La critique est à retrouver sur le site internet de Culturopoing.com
Dès son ouverture, le choc culturel et générationnel d’une société brésilienne coupée en deux nous fait face. Une jeune femme au crâne rasée se grime en bonne sœur évangéliste pour tromper le pharmacien du coin, lui soutirer médicaments, hormones et un test de grossesse en indice de la future trame dramatique. On suit une équipe de volley-ball, déterminée par son caractère agenré que la mise en scène démonstrative ne cesse d’appuyer (le « iel » sur la porte des vestiaires, le zoom sur les muscles dessinés, un gros plan sur une piqure hormonal, un morceau de journal parlant d’équipe inclusive, …), le film s’auto-placardant en étendard non-binaire dans une forme déjà caricaturale. Nous sommes au Brésil, mais où exactement ? Aucun indice, la ville est filmée comme un labyrinthe aveugle, les murs tagués défilent en traveling, les barbelés défendent les quartiers, le son abrutissant de la circulation est étouffée, et se marie à celui des impacts des ballons de volley au sol, la musique électronique à beat élevé rythme des pulsations qui s’emballent ; nous voilà prisonnier d’un étau sonore, asphyxié par des plans serrés qui nous enferme peu à peu dans un piège sans solution. La liberté, le bonheur du partage simple vont bientôt se stopper net. Sofia (jouée par Ayomi Domenica), la meilleure joueuse de l’équipe à qui l’on promet un avenir au Chili et une bourse salvatrice, apprend sa grossesse non désirée.
Le sujet de l’avortement est revenu avec insistance ces dernières années au cinéma, l’on ne peut oublier la Palme 2007 (4 mois, 3 semaines, 2 jours de Christian Mungiu) et cette scène de la salle de bain qui continue de hanter, le réussi Annie Colère plus récemment, L’évènement de Audrey Diwan Mostra en 2021. Le sujet ressurgit dans un contexte où ce droit fondamental s’en voit attaquer (aux États-Unis notamment), qu’il questionne notre gouvernement (pour son inscription dans la Constitution), et interpelle notre esprit occidental loco-européen pouvant ignorer le constat sordide que pour une grande partie du monde, notamment d’Amérique Latine, l’avortement est un crime. Là est donc toute la tragédie de Levante, le désir d’interruption de grossesse de Sofia et la confrontation à son illégalité.
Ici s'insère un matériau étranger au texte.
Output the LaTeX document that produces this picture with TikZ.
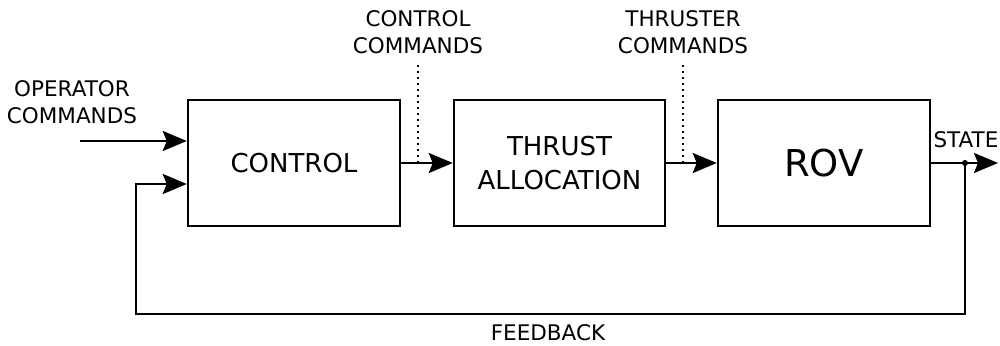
\documentclass[tikz,border=0pt]{standalone}
\usepackage{fontspec}
\setmainfont{DejaVu Sans}
\usetikzlibrary{arrows.meta}

\begin{document}
\begin{tikzpicture}[x=1pt, y=1pt, >={Stealth[length=24pt, width=20pt, inset=4pt]}]
	\tikzstyle{block}=[draw=black, line width=2.5pt, minimum width=212pt, minimum height=126pt, inner sep=0pt, align=center];
	\tikzstyle{lbl}=[font=\fontsize{21.5}{26.5}\selectfont, align=center, inner sep=0pt];
	\tikzstyle{flow}=[line width=2.5pt, ->];

	\useasboundingbox (0, 0) rectangle (1000, 345);

	\node (ctrl) at (294, 182) [block, font=\fontsize{26}{34}\selectfont] {CONTROL};
	\node (alloc) at (559.5, 182) [block, minimum width=211pt, font=\fontsize{26}{34}\selectfont] {THRUST\\ALLOCATION};
	\node (rov) at (824, 182) [block, font=\fontsize{37}{44}\selectfont] {ROV};

	\coordinate (opin) at (80, 204);
	\coordinate (out) at (998, 182);
	\coordinate (tap) at (965, 182);
	\coordinate (fbr) at (965, 31);
	\coordinate (fbl) at (136, 31);
	\coordinate (fbin) at (136, 161);
	\coordinate (cc) at (418, 280);
	\coordinate (tc) at (683, 280);

	\node (oplbl) at (72, 243) [lbl] {OPERATOR\\COMMANDS};
	\node (cclbl) at (418, 313) [lbl] {CONTROL\\COMMANDS};
	\node (tclbl) at (683, 313) [lbl] {THRUSTER\\COMMANDS};
	\node (statelbl) at (966, 205) [lbl] {STATE};
	\node (fblbl) at (548, 12) [lbl] {FEEDBACK};

	\draw[flow] (opin) -- (opin -| ctrl.west);
	\draw[flow] (ctrl) -- (alloc);
	\draw[flow] (alloc) -- (rov);
	\draw[flow] (rov) -- (out);
	\draw[flow] (tap) -- (fbr) -- (fbl) -- (fbin) -- (fbin -| ctrl.west);
	\fill (tap) circle (3pt);

	\draw[line width=1.6pt, dash pattern=on 1.6pt off 4.4pt] (cc) -- (cc |- ctrl.east);
	\draw[line width=1.6pt, dash pattern=on 1.6pt off 4.4pt] (tc) -- (tc |- ctrl.east);
\end{tikzpicture}
\end{document}
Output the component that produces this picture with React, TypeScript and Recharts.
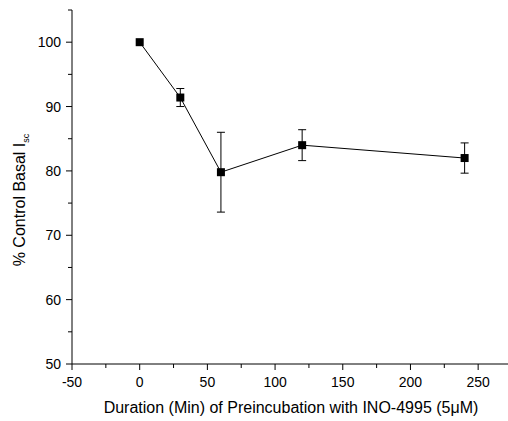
import React from 'react'
import { LineChart, Line, XAxis, YAxis, ErrorBar } from 'recharts'

const minutes = [0, 30, 60, 120, 240]
const percentControl = [100, 91.4, 79.8, 84.0, 82.0]
const sem = [0, 1.4, 6.2, 2.4, 2.35]

const xTicks = [-50, -25, 0, 25, 50, 75, 100, 125, 150, 175, 200, 225, 250, 275]
const yTicks = [50, 55, 60, 65, 70, 75, 80, 85, 90, 95, 100, 105]

const FONT = '"Liberation Sans", Arial, Helvetica, sans-serif'
const TICK_SIZE = 6
const X_MARGIN = 7
const Y_MARGIN = 5

const data = minutes.map((m, i) => ({ m, v: percentControl[i], err: sem[i] }))

const XTick = ({ x, y, payload }: any) => {
  const axisY = y - TICK_SIZE - X_MARGIN
  const major = payload.value % 50 === 0
  return (
    <g>
      <line x1={x} x2={x} y1={axisY} y2={axisY + (major ? 6 : 4)} stroke="#000" />
      {major && (
        <text x={x} y={y} dy="0.71em" textAnchor="middle" fontSize={14} fontFamily={FONT} fill="#000">
          {payload.value}
        </text>
      )}
    </g>
  )
}

const YTick = ({ x, y, payload }: any) => {
  const axisX = x + TICK_SIZE + Y_MARGIN
  const major = payload.value % 10 === 0
  return (
    <g>
      <line x1={axisX} x2={axisX - (major ? 6 : 4)} y1={y} y2={y} stroke="#000" />
      {major && (
        <text x={x} y={y} dy="0.36em" textAnchor="end" fontSize={14} fontFamily={FONT} fill="#000">
          {payload.value}
        </text>
      )}
    </g>
  )
}

const SquareDot = ({ cx, cy }: any) => (
  <rect x={cx - 4} y={cy - 4} width={8} height={8} fill="#000" />
)

export default function App() {
  return (
    <div style={{ position: 'absolute', left: 0, top: 0, width: 508, height: 421, overflow: 'hidden', background: '#fff' }}>
      <LineChart width={512} height={421} data={data} margin={{ top: 10, right: 0, bottom: 0, left: 0 }}>
        <XAxis
          dataKey="m"
          type="number"
          domain={[-50, 275]}
          ticks={xTicks}
          interval={0}
          height={57}
          axisLine={{ stroke: '#000' }}
          tickLine={false}
          tickSize={TICK_SIZE}
          tickMargin={X_MARGIN}
          tick={<XTick />}
          label={{
            content: () => (
              <text x={291} y={413} textAnchor="middle" fontSize={16} fontFamily={FONT} fill="#000">
                Duration (Min) of Preincubation with INO-4995 (5μM)
              </text>
            ),
          }}
        />
        <YAxis
          type="number"
          domain={[50, 105]}
          ticks={yTicks}
          interval={0}
          width={72}
          axisLine={{ stroke: '#000' }}
          tickLine={false}
          tickSize={TICK_SIZE}
          tickMargin={Y_MARGIN}
          tick={<YTick />}
          label={{
            content: () => (
              <text
                x={25}
                y={200}
                transform="rotate(-90, 25, 200)"
                textAnchor="middle"
                fontSize={16}
                fontFamily={FONT}
                fill="#000"
              >
                % Control Basal I
                <tspan fontSize={9} dy={4}>sc</tspan>
              </text>
            ),
          }}
        />
        <Line
          dataKey="v"
          stroke="#000"
          strokeWidth={1}
          dot={<SquareDot />}
          activeDot={false}
          isAnimationActive={false}
        >
          <ErrorBar dataKey="err" direction="y" width={4} stroke="#000" strokeWidth={1} isAnimationActive={false} />
        </Line>
      </LineChart>
    </div>
  )
}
S’enclenche alors le carcan masculiniste qui accapare le corps des femmes (la sonde de l’échographe et les mains étrangères du médecin sur le ventre de Sofia) et sa liberté de choix (la pression du père). Mais aussi celui d’une société brésilienne sous Bolsonaro qui se déchire dans une guerre de position inaudible, les deux camps se faisant front sans la moindre possibilité d’un avenir commun. D’un côté, l’humanisation de l’embryon (le médecin parle de paupières et de « bébé ») et le poids de l’église évangéliste grandissant (que l’on trouvait déjà chez Kleber Mendonça dans Portraits fantômes avec des salles de cinéma se transformant en chapelle), de l’autre une génération en pleine libération sexuelle en conflit ouvert avec le modèle hétéronormé. Entre les deux, Sofia, figée par l’angoisse, son visage fermée, faussement hermétique, symbole d’une une violence interne et d’une rage viscérale qui finira par exploser dans sa scène finale.
Là où Levante se fourvoie, et finira rapidement par nous perdre, c’est à la fois par ses approximations scénaristiques (un voyage en Uruguay sans intérêt, une accumulation de métaphores balourdes, et notamment avec le travail d’apiculture du père), scénique (la démonstration déjà décrite en début de texte), une « américanisation » de sa trame qui transforme peu à peu le drame social en un buddy-movie corporate quasi « Adam Sandler » (le fameux adage « On va gagner cette finale pour toi », la construction d’un stéréotype du « méchant » et cette vieille femme acariâtre). Le malaise s’installe, et l’on a cette amère sensation d’usurpation, un manque d’authenticité qui jaillit jusqu’à cette scène finale en happy-end malgré lui, et une énième métaphore enfantine (cette société anti-avortement finissant par l’engendrer de sa rage incontrôlée). L’énergie débordante du film imagée par cette bande de potes prêt à tous les sacrifices pour sauver la leure s’effondre dans un festival caricatural qui n’arrive finalement jamais à filmer les fissures profondes de la société brésilienne, cette ambivalence schizophrène d’un pays perdu entre conservatisme profond, et désir libertaire démonstratif. En somme, un feu de paille bien vite étouffé par la superficialité de sa mise en scène.